Deepfake sudah menjadi senjata ampuh untuk disinformasi politik, penipuan digital, bahkan penghancuran reputasi pribadi. Di sisi lain, ancaman terhadap keamanan siber juga makin meningkat. Dengan kemampuan meniru wajah atau suara seseorang, pelaku kriminal bisa melewati sistem verifikasi biometrik, menipu bank, atau bahkan berpura-pura menjadi atasan lewat panggilan video.
Dan yang paling berbahaya dari semuanya adalah efek jangka panjangnya: erosi kepercayaan publik terhadap media. Ketika video bukan lagi bukti yang sahih, orang mulai ragu pada semua yang mereka lihat — berita, testimoni, bahkan bukti kriminal. Skeptisisme yang ekstrem ini bisa menciptakan dunia di mana tidak ada yang benar-benar bisa dipercaya.
Antara Teknologi dan Literasi
Perusahaan besar seperti Google dan YouTube memang sedang mengembangkan sistem pendeteksi deepfake berbasis AI. Tapi ini ibarat menambal perahu bocor di tengah badai. Setiap kali sistem deteksi diperbarui, teknologi pembuat deepfake juga ikut berevolusi. Ini adalah perlombaan senjata digital yang tidak akan pernah benar-benar selesai.
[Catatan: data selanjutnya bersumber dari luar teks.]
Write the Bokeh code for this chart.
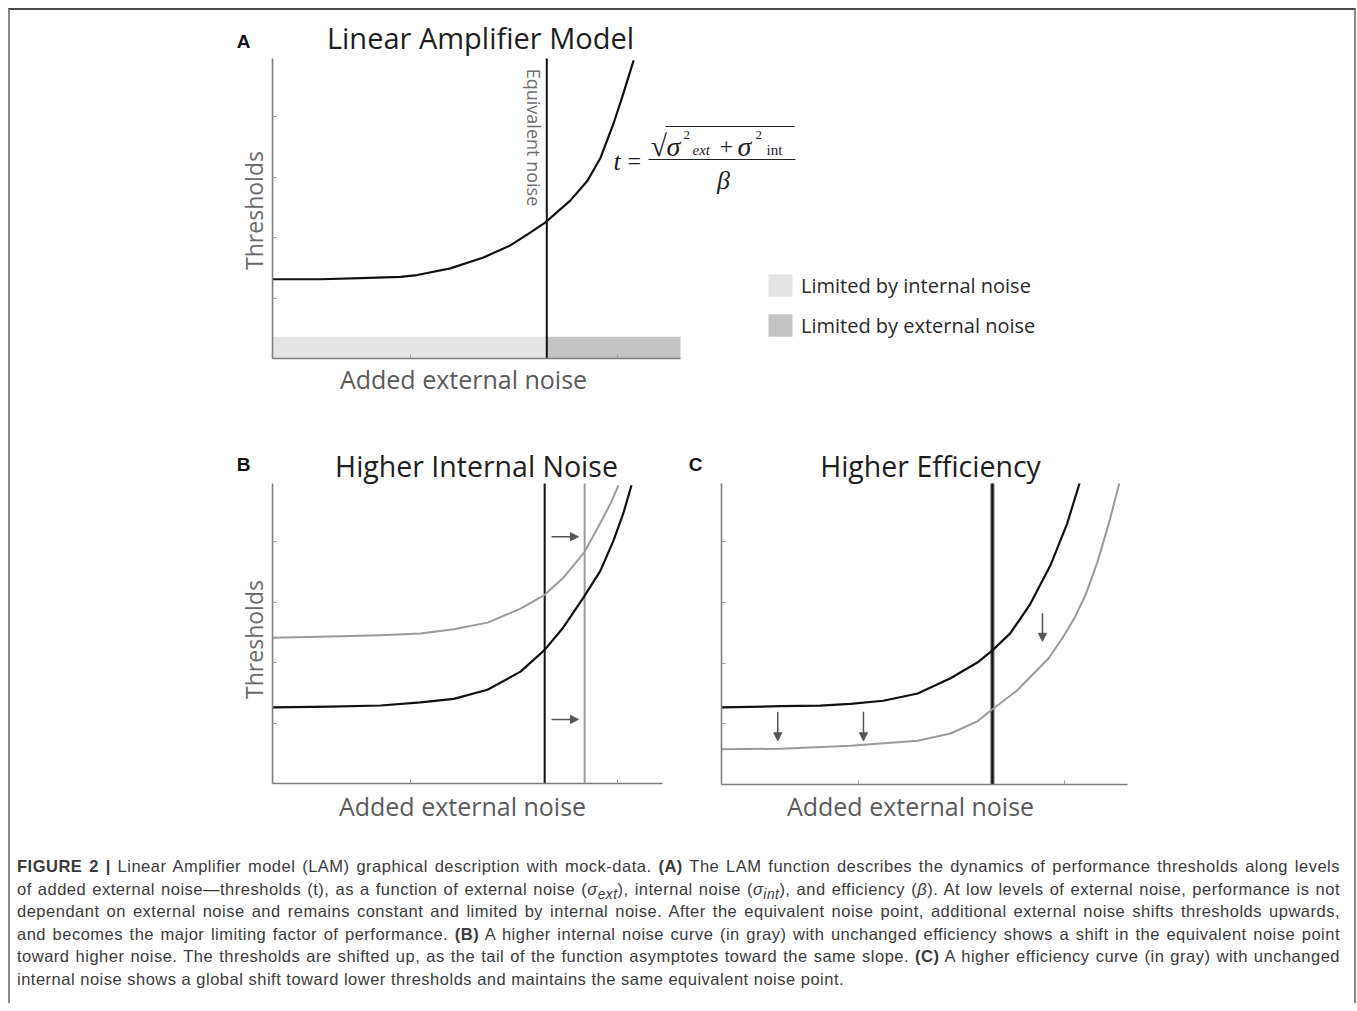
import math
from bokeh.plotting import figure
from bokeh.layouts import row, column
from bokeh.models import (Spacer, Div, Label, Arrow, NormalHead, Legend, LegendItem,
                          FixedTicker, Range1d, ColumnDataSource)
from bokeh.embed import file_html
from bokeh.resources import INLINE

# ---------------- data ----------------
X_TICKS = [2, 5]
Y_TICKS = [1, 2, 3, 4]

# Panel A: Linear Amplifier Model
A_x = [0.0, 0.70, 1.28, 1.86, 2.10, 2.58, 3.06, 3.45, 3.74, 3.96, 4.32, 4.57, 4.76, 4.95, 5.09, 5.24]
A_y = [1.31, 1.31, 1.33, 1.35, 1.38, 1.49, 1.67, 1.87, 2.08, 2.25, 2.61, 2.94, 3.32, 3.89, 4.38, 4.93]
A_equiv = 3.98
A_band_left = [0.0, 3.98]
A_band_right = [3.98, 5.92]
A_band_top = [0.36, 0.36]
A_band_labels = ["Limited by internal noise", "Limited by external noise"]

# Panel B: Higher Internal Noise
B_black_x = [0.0, 0.84, 1.57, 2.15, 2.63, 3.12, 3.60, 3.95, 4.22, 4.51, 4.76, 4.95, 5.09, 5.21]
B_black_y = [1.26, 1.27, 1.29, 1.34, 1.40, 1.55, 1.85, 2.21, 2.58, 3.07, 3.52, 4.02, 4.46, 4.93]
B_gray_x = [0.0, 0.84, 1.57, 2.15, 2.63, 3.12, 3.60, 3.95, 4.22, 4.53, 4.76, 4.91, 5.02]
B_gray_y = [2.41, 2.43, 2.45, 2.48, 2.55, 2.66, 2.89, 3.12, 3.40, 3.83, 4.31, 4.64, 4.93]
B_equiv_black = 3.95
B_equiv_gray = 4.53
B_arrow_x0 = [4.05, 4.05]
B_arrow_x1 = [4.44, 4.44]
B_arrow_y = [4.08, 1.06]

# Panel C: Higher Efficiency
C_black_x = [0.0, 0.86, 1.44, 1.88, 2.36, 2.86, 3.34, 3.73, 3.95, 4.21, 4.50, 4.80, 5.04, 5.22]
C_black_y = [1.27, 1.29, 1.30, 1.33, 1.38, 1.50, 1.75, 2.01, 2.21, 2.49, 2.97, 3.62, 4.30, 4.96]
C_gray_x = [0.0, 0.86, 1.88, 2.86, 3.34, 3.73, 3.95, 4.31, 4.77, 4.97, 5.15, 5.31, 5.48, 5.64, 5.80]
C_gray_y = [0.58, 0.59, 0.64, 0.72, 0.84, 1.04, 1.24, 1.55, 2.08, 2.41, 2.75, 3.13, 3.66, 4.27, 4.96]
C_equiv = 3.95
C_arrow_x = [0.82, 2.07, 4.68]
C_arrow_y0 = [1.20, 1.20, 2.82]
C_arrow_y1 = [0.72, 0.72, 2.36]

# ---------------- styling ----------------
TITLE_FONT = "Open Sans"
AXIS_COLOR = "#7d7d7d"
LABEL_COLOR = "#5a5a5a"
BLACK = "#111111"
GRAY = "#9b9b9b"
ARROW_COLOR = "#555555"


def make_panel(box_left, box_top, box_right, box_bottom, f_left, f_top, f_w, f_h, xmax, ymax):
    """Figure whose plotting frame covers its whole box; the axes sit at x=0 / y=0."""
    sx = f_w / xmax
    sy = f_h / ymax
    f_bottom = f_top + f_h
    xr = Range1d((box_left - f_left) / sx, (box_right - f_left) / sx)
    yr = Range1d((f_bottom - box_bottom) / sy, (f_bottom - box_top) / sy)
    p = figure(frame_width=box_right - box_left, frame_height=box_bottom - box_top,
               min_border=0, min_border_left=0, min_border_right=0,
               min_border_top=0, min_border_bottom=0,
               x_range=xr, y_range=yr, output_backend="svg",
               toolbar_location=None, tools="")
    p.title.visible = False
    p.xgrid.visible = False
    p.ygrid.visible = False
    p.outline_line_color = None
    p.background_fill_color = "white"
    p.border_fill_color = "white"
    for ax, ticks, bnd in ((p.xaxis, X_TICKS, (0, xmax)), (p.yaxis, Y_TICKS, (0, ymax))):
        ax.fixed_location = 0
        ax.bounds = bnd
        ax.ticker = FixedTicker(ticks=ticks)
        ax.axis_line_color = AXIS_COLOR
        ax.axis_line_width = 1.6
        ax.major_tick_in = 4
        ax.major_tick_out = 0
        ax.major_tick_line_color = "#9a9a9a"
        ax.major_tick_line_width = 1
        ax.minor_tick_line_color = None
        ax.major_label_text_font_size = "0px"
        ax.major_label_text_color = None
    fx = lambda px: (px - f_left) / sx
    fy = lambda py: (f_bottom - py) / sy
    return p, fx, fy


def lab(p, x, y, text, size, color="#1e1e1e", font=TITLE_FONT, style="normal",
        angle=0.0, align="center", baseline="middle"):
    p.add_layout(Label(x=x, y=y, text=text, text_font=font, text_font_size=f"{size}px",
                       text_color=color, text_font_style=style, angle=angle,
                       text_align=align, text_baseline=baseline))


def bar(p, x0, x1, y, width=1.2, color="#222"):
    p.add_layout(Arrow(start=None, end=None, x_start=x0, y_start=y, x_end=x1, y_end=y,
                       line_color=color, line_width=width))


# ---------------- Panel A ----------------
A_YMAX = 4.96
pA, ax_, ay_ = make_panel(226, 10, 1060, 400, 272, 58, 408, 300, 5.92, A_YMAX)
src_int = ColumnDataSource(dict(left=A_band_left[:1], right=A_band_right[:1], top=A_band_top[:1]))
src_ext = ColumnDataSource(dict(left=A_band_left[1:], right=A_band_right[1:], top=A_band_top[1:]))
r_int = pA.quad(left="left", right="right", bottom=0, top="top", source=src_int,
                fill_color="#e4e4e4", line_color=None)
r_ext = pA.quad(left="left", right="right", bottom=0, top="top", source=src_ext,
                fill_color="#c3c3c3", line_color=None)
pA.segment(x0=[A_equiv], y0=[0], x1=[A_equiv], y1=[A_YMAX], line_color=BLACK, line_width=2)
pA.line(A_x, A_y, line_color=BLACK, line_width=2.2, line_join="round")

legend = Legend(items=[LegendItem(label=A_band_labels[0], renderers=[r_int]),
                       LegendItem(label=A_band_labels[1], renderers=[r_ext])],
                location=(539, 61), orientation="vertical",
                glyph_width=30, glyph_height=28, label_height=28, label_standoff=6,
                spacing=12, padding=0, margin=0, border_line_color=None,
                background_fill_alpha=0, label_text_font=TITLE_FONT,
                label_text_font_size="20px", label_text_color="#2a2a2a")
pA.add_layout(legend)

lab(pA, ax_(243), ay_(41), "A", 19, color="#111", font="Liberation Sans", style="bold")
lab(pA, ax_(480), ay_(37), "Linear Amplifier Model", 29)
lab(pA, ax_(253), ay_(210), "Thresholds", 23, color="#6a6a6a", angle=math.pi / 2)
lab(pA, ax_(463), ay_(378), "Added external noise", 25, color=LABEL_COLOR)
lab(pA, ax_(533), ay_(137), "Equivalent noise", 18, color="#6e6e6e", angle=-math.pi / 2)

# formula  t = sqrt(sigma^2_ext + sigma^2_int) / beta
SERIF = "Liberation Serif"
lab(pA, ax_(613), ay_(161), "t", 26, font=SERIF, style="italic", align="left")
lab(pA, ax_(627), ay_(160), "=", 24, font=SERIF, align="left")
lab(pA, ax_(650), ay_(145), "\u221a", 30, font=SERIF, align="left")
bar(pA, ax_(665), ax_(794), ay_(126))
lab(pA, ax_(666), ay_(146), "\u03c3", 28, font=SERIF, style="italic", align="left")
lab(pA, ax_(683), ay_(134), "2", 13, font=SERIF, align="left")
lab(pA, ax_(692), ay_(149), "ext", 15, font=SERIF, style="italic", align="left")
lab(pA, ax_(719), ay_(146), "+", 24, font=SERIF, align="left")
lab(pA, ax_(737), ay_(146), "\u03c3", 28, font=SERIF, style="italic", align="left")
lab(pA, ax_(755), ay_(134), "2", 13, font=SERIF, align="left")
lab(pA, ax_(766), ay_(149), "int", 15, font=SERIF, align="left")
bar(pA, ax_(648), ax_(795), ay_(159))
lab(pA, ax_(723), ay_(180), "\u03b2", 26, font=SERIF, style="italic")

# ---------------- Panel B ----------------
B_YMAX = 4.96
pB, bx_, by_ = make_panel(226, 400, 680, 830, 272, 483, 390, 300, 5.66, B_YMAX)
pB.segment(x0=[B_equiv_gray], y0=[0], x1=[B_equiv_gray], y1=[B_YMAX], line_color=GRAY, line_width=2)
pB.segment(x0=[B_equiv_black], y0=[0], x1=[B_equiv_black], y1=[B_YMAX], line_color=BLACK, line_width=2)
pB.line(B_gray_x, B_gray_y, line_color=GRAY, line_width=2, line_join="round")
pB.line(B_black_x, B_black_y, line_color=BLACK, line_width=2.2, line_join="round")
for x0, x1, y in zip(B_arrow_x0, B_arrow_x1, B_arrow_y):
    pB.add_layout(Arrow(end=NormalHead(size=8, fill_color=ARROW_COLOR, line_color=ARROW_COLOR),
                        x_start=x0, y_start=y, x_end=x1, y_end=y,
                        line_color=ARROW_COLOR, line_width=1.5))
lab(pB, bx_(243), by_(464), "B", 19, color="#111", font="Liberation Sans", style="bold")
lab(pB, bx_(476), by_(465), "Higher Internal Noise", 28.5)
lab(pB, bx_(253), by_(639), "Thresholds", 23, color="#6a6a6a", angle=math.pi / 2)
lab(pB, bx_(462), by_(805), "Added external noise", 25, color=LABEL_COLOR)

# ---------------- Panel C ----------------
C_YMAX = 4.96
pC, cx_, cy_ = make_panel(680, 400, 1157, 830, 721, 483, 406, 301, 5.92, C_YMAX)
pC.segment(x0=[C_equiv], y0=[0], x1=[C_equiv], y1=[C_YMAX], line_color="#8a8a8a", line_width=4.5)
pC.segment(x0=[C_equiv], y0=[0], x1=[C_equiv], y1=[C_YMAX], line_color=BLACK, line_width=2.2)
pC.line(C_gray_x, C_gray_y, line_color=GRAY, line_width=2, line_join="round")
pC.line(C_black_x, C_black_y, line_color=BLACK, line_width=2.2, line_join="round")
for x, y0, y1 in zip(C_arrow_x, C_arrow_y0, C_arrow_y1):
    pC.add_layout(Arrow(end=NormalHead(size=8, fill_color=ARROW_COLOR, line_color=ARROW_COLOR),
                        x_start=x, y_start=y0, x_end=x, y_end=y1,
                        line_color=ARROW_COLOR, line_width=1.5))
lab(pC, cx_(695), cy_(464), "C", 19, color="#111", font="Liberation Sans", style="bold")
lab(pC, cx_(930), cy_(465), "Higher Efficiency", 28.5)
lab(pC, cx_(910), cy_(805), "Added external noise", 25, color=LABEL_COLOR)

# ---------------- caption ----------------
CAPTION_LINES = [
    "<b>FIGURE 2 |</b> Linear Amplifier model (LAM) graphical description with mock-data. <b>(A)</b> The LAM function describes the dynamics of performance thresholds along levels",
    "of added external noise\u2014thresholds (t), as a function of external noise (<i>\u03c3<sub>ext</sub></i>), internal noise (<i>\u03c3<sub>int</sub></i>), and efficiency (<i>\u03b2</i>). At low levels of external noise, performance is not",
    "dependant on external noise and remains constant and limited by internal noise. After the equivalent noise point, additional external noise shifts thresholds upwards,",
    "and becomes the major limiting factor of performance. <b>(B)</b> A higher internal noise curve (in gray) with unchanged efficiency shows a shift in the equivalent noise point",
    "toward higher noise. The thresholds are shifted up, as the tail of the function asymptotes toward the same slope. <b>(C)</b> A higher efficiency curve (in gray) with unchanged",
    "internal noise shows a global shift toward lower thresholds and maintains the same equivalent noise point.",
]
line_divs = []
for i, ln in enumerate(CAPTION_LINES):
    last = "justify" if i < len(CAPTION_LINES) - 1 else "left"
    line_divs.append(
        f'<div style="text-align: justify; text-align-last: {last}; white-space: nowrap; '
        f'height: 22.6px; line-height: 22.6px;">{ln}</div>')
caption_html = (
    '<div style="font-family: \'Liberation Sans\', Arimo, Arial, sans-serif; '
    'font-size: 16.5px; letter-spacing: 0.5px; color: #3a3a3a; padding: 20px 19px 0 2px; '
    'width: 1344px; box-sizing: border-box;">'
    + "".join(line_divs) + "</div>")
caption = Div(text=caption_html, width=1344, height=163)

top_row = row(Spacer(width=216, height=390), pA)
bottom_row = row(Spacer(width=216, height=430), pB, pC)
root = column(top_row, bottom_row, caption,
              styles={"border-top": "2px solid #4a4a4a", "border-left": "2px solid #8a8a8a",
                      "border-right": "2px solid #8a8a8a", "width": "1348px",
                      "margin-left": "8px", "margin-top": "8px"})

open("out.html", "w").write(file_html(root, INLINE))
Solusi yang lebih realistis bukan hanya mengandalkan alat pendeteksi, tapi juga membangun literasi digital di tingkat masyarakat. Kita harus belajar ulang cara “melihat” dunia digital — bukan sekadar mempercayai, tapi memverifikasi apa yang kita lihat.
Saatnya Belajar Curiga
Pemerintah, media, dan lembaga pendidikan perlu turun tangan. Bukan dengan sensor, tapi dengan pendidikan kritis: mengajarkan publik bagaimana deepfake dibuat, bagaimana mengenali kejanggalannya, dan bagaimana menahan diri untuk tidak langsung menyebarkan sesuatu hanya karena tampak meyakinkan.
Sikap curiga yang sehat harus menjadi bagian dari kebiasaan digital kita. Setiap kali sebuah video terasa terlalu emosional, terlalu ekstrem, atau terlalu sempurna untuk jadi kenyataan — mungkin memang bukan kenyataan.
Dunia di Mana Fakta Bisa Dipalsukan
Kita sedang hidup di masa ketika “melihat berarti percaya” sudah tidak berlaku lagi. Dan jika kita gagal beradaptasi, kendali atas narasi publik akan berpindah ke tangan mereka yang punya akses terhadap teknologi deepfake — bukan mereka yang punya kebenaran.
Literasi deepfake bukan lagi kemewahan. Ini adalah kebutuhan dasar di dunia digital yang terus kabur antara realitas dan rekayasa. Dan kalau kita tidak berhati-hati, masa depan bisa jadi akan diisi oleh kebohongan yang terlihat terlalu nyata.